Sah received Rs82,000 recently from the sugar mill. "But that is less than 20 percent of what the mill has to pay me," he said. “We are here to protest although the time for planting winter crops has already begun,” he added.
Farmers have been saying that the mill owners are not honest enough to show the actual amount that remains to be paid.
According to Ram Bilash Mahato, another sugarcane farmer, Annapurna Sugar Mill still owes him Rs50,000 to Rs60,000 even though it claims that it has paid off almost all the farmers.
“They don’t show us the account books,” he said. The sugarcane farmers have been charging that various mills owe them more than Rs900 million.
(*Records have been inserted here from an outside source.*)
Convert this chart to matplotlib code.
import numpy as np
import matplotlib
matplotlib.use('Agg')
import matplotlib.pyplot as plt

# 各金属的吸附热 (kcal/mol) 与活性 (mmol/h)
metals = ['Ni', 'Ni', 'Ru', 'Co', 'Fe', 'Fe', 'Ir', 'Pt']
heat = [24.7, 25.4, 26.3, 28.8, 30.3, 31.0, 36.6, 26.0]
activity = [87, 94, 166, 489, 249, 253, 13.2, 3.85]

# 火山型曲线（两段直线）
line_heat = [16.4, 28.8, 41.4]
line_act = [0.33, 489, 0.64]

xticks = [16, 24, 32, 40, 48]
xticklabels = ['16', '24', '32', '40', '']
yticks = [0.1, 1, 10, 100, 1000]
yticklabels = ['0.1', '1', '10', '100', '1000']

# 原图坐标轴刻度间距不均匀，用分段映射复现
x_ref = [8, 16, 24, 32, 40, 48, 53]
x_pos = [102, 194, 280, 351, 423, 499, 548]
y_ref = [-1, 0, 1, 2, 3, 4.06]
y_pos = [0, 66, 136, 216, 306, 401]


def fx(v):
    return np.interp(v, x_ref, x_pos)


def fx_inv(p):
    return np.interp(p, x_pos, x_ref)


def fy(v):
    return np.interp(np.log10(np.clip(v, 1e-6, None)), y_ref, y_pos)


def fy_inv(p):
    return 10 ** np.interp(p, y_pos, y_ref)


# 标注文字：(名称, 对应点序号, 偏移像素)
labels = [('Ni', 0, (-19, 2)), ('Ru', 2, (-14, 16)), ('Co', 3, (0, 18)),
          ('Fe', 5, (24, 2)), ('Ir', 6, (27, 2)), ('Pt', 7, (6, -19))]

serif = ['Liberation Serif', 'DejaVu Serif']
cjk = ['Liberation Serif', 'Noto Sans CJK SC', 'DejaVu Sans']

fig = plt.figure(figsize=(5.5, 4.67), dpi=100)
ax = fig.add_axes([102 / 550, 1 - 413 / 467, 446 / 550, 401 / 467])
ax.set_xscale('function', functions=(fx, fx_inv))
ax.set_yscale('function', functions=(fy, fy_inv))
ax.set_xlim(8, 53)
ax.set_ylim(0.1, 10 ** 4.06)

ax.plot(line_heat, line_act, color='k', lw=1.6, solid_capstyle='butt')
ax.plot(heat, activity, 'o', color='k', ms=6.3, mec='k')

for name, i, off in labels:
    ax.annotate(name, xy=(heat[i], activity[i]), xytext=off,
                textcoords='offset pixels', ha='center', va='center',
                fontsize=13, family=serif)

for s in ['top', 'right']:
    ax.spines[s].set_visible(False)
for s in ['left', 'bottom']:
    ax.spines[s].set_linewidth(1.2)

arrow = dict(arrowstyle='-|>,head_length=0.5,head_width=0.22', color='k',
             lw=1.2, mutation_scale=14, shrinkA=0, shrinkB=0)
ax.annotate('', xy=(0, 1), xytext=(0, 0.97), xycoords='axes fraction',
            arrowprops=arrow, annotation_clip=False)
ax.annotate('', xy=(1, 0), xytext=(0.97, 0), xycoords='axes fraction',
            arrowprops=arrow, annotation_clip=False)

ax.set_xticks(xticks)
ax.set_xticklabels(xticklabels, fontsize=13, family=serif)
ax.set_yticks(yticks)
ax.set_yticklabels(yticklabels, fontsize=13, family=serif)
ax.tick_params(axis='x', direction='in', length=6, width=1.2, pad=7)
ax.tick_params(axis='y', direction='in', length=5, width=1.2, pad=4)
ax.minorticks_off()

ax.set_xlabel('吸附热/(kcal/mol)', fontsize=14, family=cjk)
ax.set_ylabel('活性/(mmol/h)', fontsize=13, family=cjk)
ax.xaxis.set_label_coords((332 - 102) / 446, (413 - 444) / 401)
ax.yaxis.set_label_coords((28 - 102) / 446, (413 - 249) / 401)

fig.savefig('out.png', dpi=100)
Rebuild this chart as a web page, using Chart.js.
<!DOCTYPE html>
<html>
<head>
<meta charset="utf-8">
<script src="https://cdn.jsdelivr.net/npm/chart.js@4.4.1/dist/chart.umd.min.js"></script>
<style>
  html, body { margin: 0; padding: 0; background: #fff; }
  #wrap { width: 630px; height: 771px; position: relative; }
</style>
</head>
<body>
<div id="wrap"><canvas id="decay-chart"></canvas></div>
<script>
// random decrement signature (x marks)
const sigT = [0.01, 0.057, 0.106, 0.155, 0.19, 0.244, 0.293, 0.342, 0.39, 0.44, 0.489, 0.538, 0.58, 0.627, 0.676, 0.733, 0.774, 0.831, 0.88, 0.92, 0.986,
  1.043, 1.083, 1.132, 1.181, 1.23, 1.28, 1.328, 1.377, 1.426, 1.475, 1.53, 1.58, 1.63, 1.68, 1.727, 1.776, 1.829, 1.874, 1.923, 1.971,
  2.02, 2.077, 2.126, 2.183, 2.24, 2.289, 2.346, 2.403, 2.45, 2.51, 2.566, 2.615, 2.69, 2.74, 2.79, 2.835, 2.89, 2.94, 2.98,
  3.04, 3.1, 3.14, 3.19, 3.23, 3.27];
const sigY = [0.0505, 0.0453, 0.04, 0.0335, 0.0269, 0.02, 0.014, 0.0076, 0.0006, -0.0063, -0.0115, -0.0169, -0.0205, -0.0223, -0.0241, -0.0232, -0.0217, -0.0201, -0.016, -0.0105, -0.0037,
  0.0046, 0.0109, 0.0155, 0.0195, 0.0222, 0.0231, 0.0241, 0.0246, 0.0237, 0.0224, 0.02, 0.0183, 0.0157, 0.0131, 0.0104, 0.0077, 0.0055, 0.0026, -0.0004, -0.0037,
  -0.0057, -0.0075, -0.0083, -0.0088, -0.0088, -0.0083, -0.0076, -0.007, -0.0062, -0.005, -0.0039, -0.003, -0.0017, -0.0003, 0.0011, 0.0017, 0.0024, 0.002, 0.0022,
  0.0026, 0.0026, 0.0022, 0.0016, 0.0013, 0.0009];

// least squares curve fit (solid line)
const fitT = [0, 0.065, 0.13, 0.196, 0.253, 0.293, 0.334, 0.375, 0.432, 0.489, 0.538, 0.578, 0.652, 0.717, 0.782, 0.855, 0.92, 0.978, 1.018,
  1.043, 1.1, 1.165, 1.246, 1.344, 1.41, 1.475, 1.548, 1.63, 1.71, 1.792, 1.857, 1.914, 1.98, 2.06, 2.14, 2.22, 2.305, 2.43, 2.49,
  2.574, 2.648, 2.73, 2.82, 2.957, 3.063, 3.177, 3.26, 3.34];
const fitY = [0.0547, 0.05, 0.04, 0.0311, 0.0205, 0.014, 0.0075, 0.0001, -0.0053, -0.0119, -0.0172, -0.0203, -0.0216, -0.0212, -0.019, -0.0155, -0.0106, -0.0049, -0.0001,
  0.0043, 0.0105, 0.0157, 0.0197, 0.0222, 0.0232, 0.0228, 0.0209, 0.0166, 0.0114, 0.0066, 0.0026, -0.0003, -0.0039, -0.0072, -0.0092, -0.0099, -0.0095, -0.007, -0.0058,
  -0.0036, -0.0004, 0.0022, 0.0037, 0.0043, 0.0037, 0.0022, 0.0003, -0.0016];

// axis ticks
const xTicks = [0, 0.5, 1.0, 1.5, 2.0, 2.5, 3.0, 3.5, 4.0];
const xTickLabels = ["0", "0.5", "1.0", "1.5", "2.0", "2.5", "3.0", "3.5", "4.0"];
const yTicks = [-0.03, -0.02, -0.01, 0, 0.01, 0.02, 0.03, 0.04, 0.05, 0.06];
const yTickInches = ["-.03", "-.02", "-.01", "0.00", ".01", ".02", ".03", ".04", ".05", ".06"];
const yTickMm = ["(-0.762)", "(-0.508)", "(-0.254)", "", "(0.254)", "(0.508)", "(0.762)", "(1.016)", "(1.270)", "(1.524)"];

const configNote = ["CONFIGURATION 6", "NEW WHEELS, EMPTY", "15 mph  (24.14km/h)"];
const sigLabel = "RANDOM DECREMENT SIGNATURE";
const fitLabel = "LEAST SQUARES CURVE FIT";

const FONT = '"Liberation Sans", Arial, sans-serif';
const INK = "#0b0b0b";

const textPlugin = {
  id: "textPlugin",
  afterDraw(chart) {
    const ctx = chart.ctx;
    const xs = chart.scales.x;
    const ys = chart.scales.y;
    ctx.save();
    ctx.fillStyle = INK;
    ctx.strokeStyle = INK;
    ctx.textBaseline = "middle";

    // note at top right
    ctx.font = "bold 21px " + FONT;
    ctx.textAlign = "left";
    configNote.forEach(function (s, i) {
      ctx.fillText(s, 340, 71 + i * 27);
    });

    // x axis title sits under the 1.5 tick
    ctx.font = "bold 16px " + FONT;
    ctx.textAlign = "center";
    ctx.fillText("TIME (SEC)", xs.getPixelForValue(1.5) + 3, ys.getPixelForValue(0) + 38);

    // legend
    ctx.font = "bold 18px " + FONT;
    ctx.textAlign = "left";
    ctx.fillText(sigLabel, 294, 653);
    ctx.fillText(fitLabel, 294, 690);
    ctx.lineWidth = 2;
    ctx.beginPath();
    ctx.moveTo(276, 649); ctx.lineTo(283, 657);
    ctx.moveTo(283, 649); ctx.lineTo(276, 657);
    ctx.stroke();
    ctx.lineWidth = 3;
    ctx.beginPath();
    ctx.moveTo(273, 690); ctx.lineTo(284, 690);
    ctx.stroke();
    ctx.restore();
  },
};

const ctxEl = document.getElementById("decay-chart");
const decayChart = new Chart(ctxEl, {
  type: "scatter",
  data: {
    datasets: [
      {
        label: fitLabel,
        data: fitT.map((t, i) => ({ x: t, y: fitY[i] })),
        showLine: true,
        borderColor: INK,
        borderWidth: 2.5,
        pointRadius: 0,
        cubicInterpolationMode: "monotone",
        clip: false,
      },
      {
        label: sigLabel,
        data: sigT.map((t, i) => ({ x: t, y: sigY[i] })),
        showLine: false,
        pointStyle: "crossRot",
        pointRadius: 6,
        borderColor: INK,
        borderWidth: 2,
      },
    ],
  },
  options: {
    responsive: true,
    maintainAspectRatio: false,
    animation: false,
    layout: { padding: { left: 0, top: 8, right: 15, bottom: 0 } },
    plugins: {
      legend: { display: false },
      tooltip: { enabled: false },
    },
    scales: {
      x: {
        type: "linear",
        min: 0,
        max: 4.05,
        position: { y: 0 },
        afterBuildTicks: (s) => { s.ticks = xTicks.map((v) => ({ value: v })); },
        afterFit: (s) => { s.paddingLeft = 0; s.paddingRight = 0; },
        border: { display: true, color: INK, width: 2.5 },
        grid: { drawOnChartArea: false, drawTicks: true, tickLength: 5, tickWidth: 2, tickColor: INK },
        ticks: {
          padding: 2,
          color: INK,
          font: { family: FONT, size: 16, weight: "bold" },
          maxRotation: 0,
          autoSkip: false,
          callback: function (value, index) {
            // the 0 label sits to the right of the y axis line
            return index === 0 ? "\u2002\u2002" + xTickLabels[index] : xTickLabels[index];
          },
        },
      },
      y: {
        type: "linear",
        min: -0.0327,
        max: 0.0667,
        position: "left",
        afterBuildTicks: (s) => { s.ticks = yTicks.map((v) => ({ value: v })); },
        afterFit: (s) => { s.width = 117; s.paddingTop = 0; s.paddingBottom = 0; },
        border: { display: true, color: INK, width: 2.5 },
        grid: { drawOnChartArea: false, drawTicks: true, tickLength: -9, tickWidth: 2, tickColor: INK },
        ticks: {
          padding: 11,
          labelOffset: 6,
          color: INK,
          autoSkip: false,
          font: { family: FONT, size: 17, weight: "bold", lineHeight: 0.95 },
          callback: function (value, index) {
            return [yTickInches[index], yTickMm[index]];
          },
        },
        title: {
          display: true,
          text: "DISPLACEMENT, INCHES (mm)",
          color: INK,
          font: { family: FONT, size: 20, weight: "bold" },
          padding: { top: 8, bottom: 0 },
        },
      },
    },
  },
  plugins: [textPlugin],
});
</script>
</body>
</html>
But the mills say the combined outstanding amount is less than Rs550 million.
Ram Raya, secretary of the ad-hoc committee, said that sugar mill owners were providing accommodation to some of the farmers in a bid to break up the protest. “They are planning to disperse the farmers from the protest site by saying that they will pay all the money,” he said.
“It’s nearly two weeks since we started the sit-in, but the government has only been inviting us for talks instead of taking action against the mills for non-payment,” said Mishra.
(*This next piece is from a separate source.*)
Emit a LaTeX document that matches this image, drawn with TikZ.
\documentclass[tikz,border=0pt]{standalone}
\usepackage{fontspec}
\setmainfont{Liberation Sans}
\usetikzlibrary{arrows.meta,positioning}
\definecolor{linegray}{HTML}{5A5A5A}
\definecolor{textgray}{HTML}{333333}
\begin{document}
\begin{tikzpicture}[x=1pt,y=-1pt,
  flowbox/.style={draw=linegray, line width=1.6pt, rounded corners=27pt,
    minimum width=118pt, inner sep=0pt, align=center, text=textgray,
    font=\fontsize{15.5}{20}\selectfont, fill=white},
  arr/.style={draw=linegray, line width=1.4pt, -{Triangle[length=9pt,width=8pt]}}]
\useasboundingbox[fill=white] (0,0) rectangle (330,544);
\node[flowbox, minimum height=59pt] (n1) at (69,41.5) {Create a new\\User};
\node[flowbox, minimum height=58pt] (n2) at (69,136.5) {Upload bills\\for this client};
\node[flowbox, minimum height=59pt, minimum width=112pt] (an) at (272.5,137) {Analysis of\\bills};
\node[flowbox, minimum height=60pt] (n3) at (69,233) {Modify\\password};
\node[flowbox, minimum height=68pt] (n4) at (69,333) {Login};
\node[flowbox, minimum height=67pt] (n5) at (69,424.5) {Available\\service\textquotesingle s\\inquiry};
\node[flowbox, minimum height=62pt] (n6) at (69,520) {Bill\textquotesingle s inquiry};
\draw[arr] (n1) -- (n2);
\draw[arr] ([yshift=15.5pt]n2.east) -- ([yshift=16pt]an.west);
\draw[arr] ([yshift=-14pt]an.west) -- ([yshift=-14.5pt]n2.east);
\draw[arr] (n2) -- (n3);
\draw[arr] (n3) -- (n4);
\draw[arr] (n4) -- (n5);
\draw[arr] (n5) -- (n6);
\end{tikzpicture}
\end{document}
“We are suffering extreme hardship sitting out in the cold, but the government is not becoming serious,” he said, adding that some of the farmers had started falling sick.
The government asked for 21 days' time to make the mills to clear their outstanding payments. “We have agreed to that, but what if the mills fail to keep their promise?” Mishra said.
Sugar mills say that they have started depositing the money in the farmers' accounts, but the farmers say that there has been only very small deposits
Birendra Kanodia, owner of Mahalaxmi Sugar Mill in Sarlahi, said that they had already cleared their dues. “I don’t have a single penny owed to the farmers,” he said. “And if they say that the mill still owes them money, they can file a suit.”
Mishra said, “The mill needs to pay the farmers Rs471 per quintal of sugarcane, but it has paid only Rs435.” The mill has not paid the government subsidy of Rs25 million, he added. But Kanodia said that the remainder is the subsidy which should be paid by the government.
“We are here to get our money. No matter what the political situation is, we will not move,” said Sah.